2. ALTE MUSTER VERÄNDERN! Das machen wir immer dann, wenn wir uns persönlich weiterentwickeln, z.B. in der Pubertät, wo sich lang eingeübte Verhaltensweisen plötzlich ändern, oftmals zum Leidwesen der Eltern. Solche „Ordnungs-Übergänge“, wie sie in der Forschung heißen, sind nicht nur mit biologischen Wandlungen im Leben verbunden, sondern auch mit biografischen Veränderungen (Beruf, Familiengründung, Ortswechsel) oder krisenhaft erlebten Zeiten (Todesfälle, Trennungen, schwere Krankheiten). Das bisherige System ist instabil geworden, die alten Muster funktionieren nicht mehr richtig, neue Muster müssen sich aber erst noch entwickeln. Darin liegt die DOPPELNATUR VON KRISEN, treffend ausgedrückt im chinesischen Schriftzeichen für Krise, das zusammengesetzt ist aus „Gefahr“ und „Chance“.
Die GEFAHR liegt darin, dass wir „auf Teufel komm raus“ versuchen, unsere liebgewonnenen Gewohnheiten gegen jeden Veränderungsdruck zu verteidigen. Erst dieser innere Widerstand macht die Sache so dramatisch. „Bemühungen, die alte Normalität dennoch am Leben zu erhalten und das Auftauchen des Neuen zu verhindern, gleichen dem Versuch, einen großen Ball unter Wasser zu drücken. Es kostet Kraft, glückt vielleicht eine Zeit. Irgendwann gelingt es nicht mehr. Die Auftriebskräfte des Neuen sind unbeugsam und kompromisslos. Sie gewinnen immer.“ (Stefan Junker, Krise – Hirn an!)
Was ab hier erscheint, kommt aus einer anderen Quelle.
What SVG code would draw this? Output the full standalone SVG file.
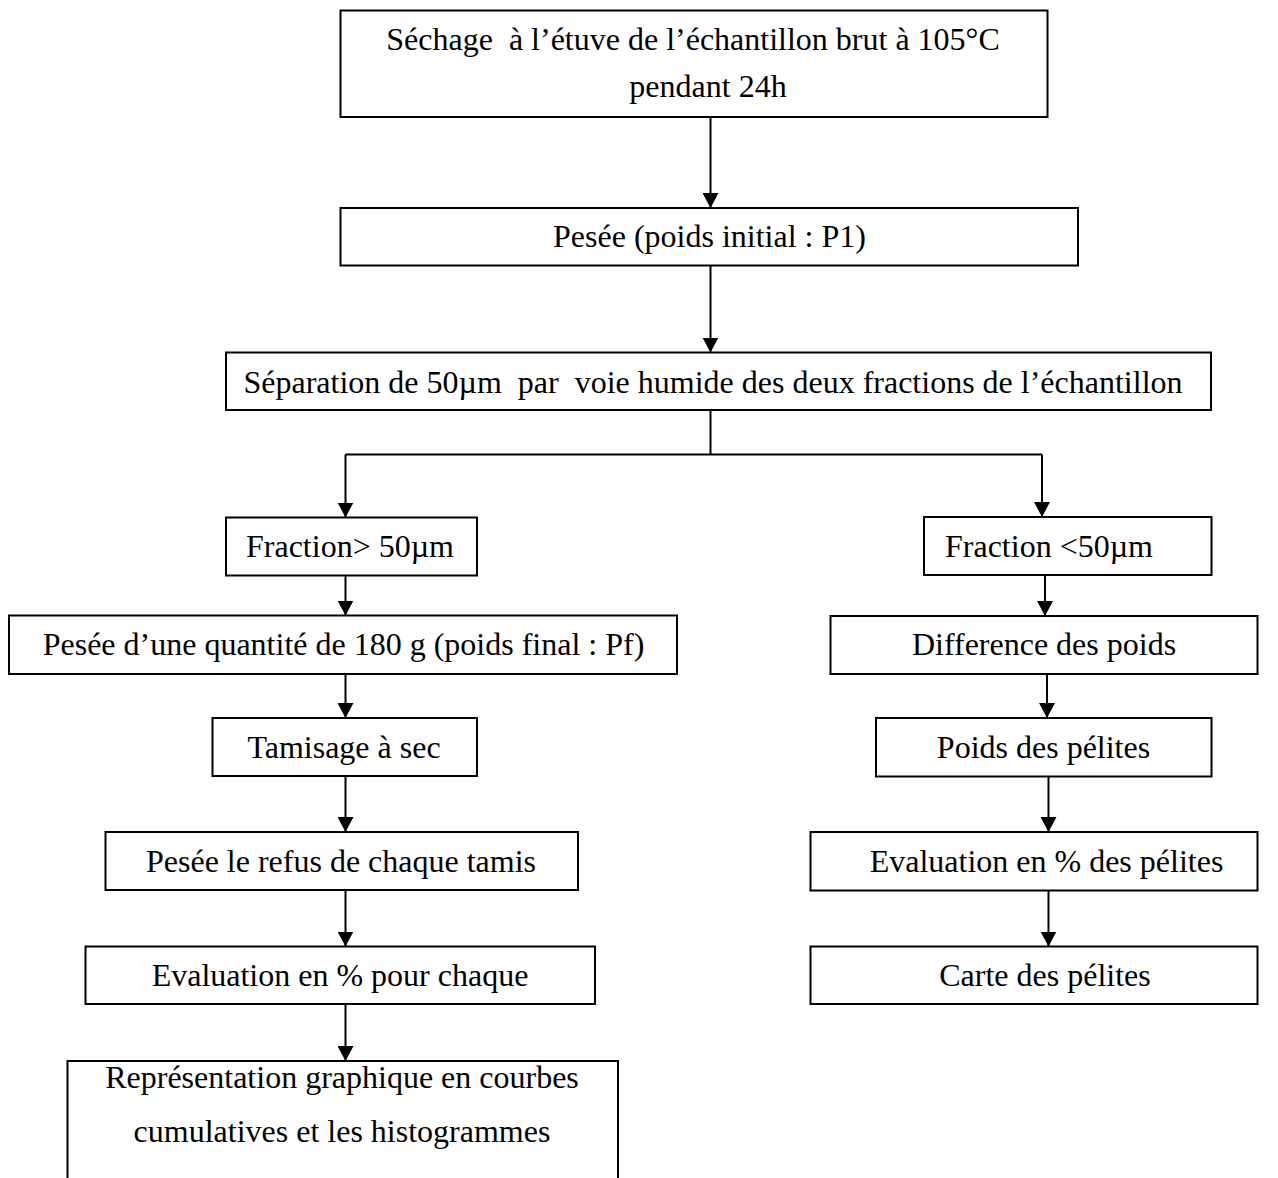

Die CHANCE besteht darin, dass wir notwendige Änderungen auch ganz bewusst beeinflussen bzw. vornehmen können, viel leichter als zu anderen Zeiten. Wer hätte nicht schon selbst erlebt, dass etwas, das zuerst nur als Tiefschlag oder Katastrophe erschien, sich in der Rückschau als Weichenstellung für eine entscheidende Richtungsänderung entpuppt hat? Solche wertvollen Erfahrungen sind auch als Muster im Gedächtnis abgespeichert. Wenn wir sie wieder aufrufen, können wir für alle weiteren Krisen und Umbrüche VON UNS SELBST LERNEN!
Als Hilfestellung dazu einige Fragen:
– Welche schwere(n) Krise(n) habe ich schon überstanden, und wie bin ich damit umgegangen?
– Welche Einstellung und Haltung hat mir dabei geholfen, die Krise zu überwinden / zu nutzen?
– Wer war ich nach Überwindung der Krise: Was habe ich daraus gelernt?
– Bin ich durch die Krise vielleicht stärker geworden? Falls ja, woran merke ich das?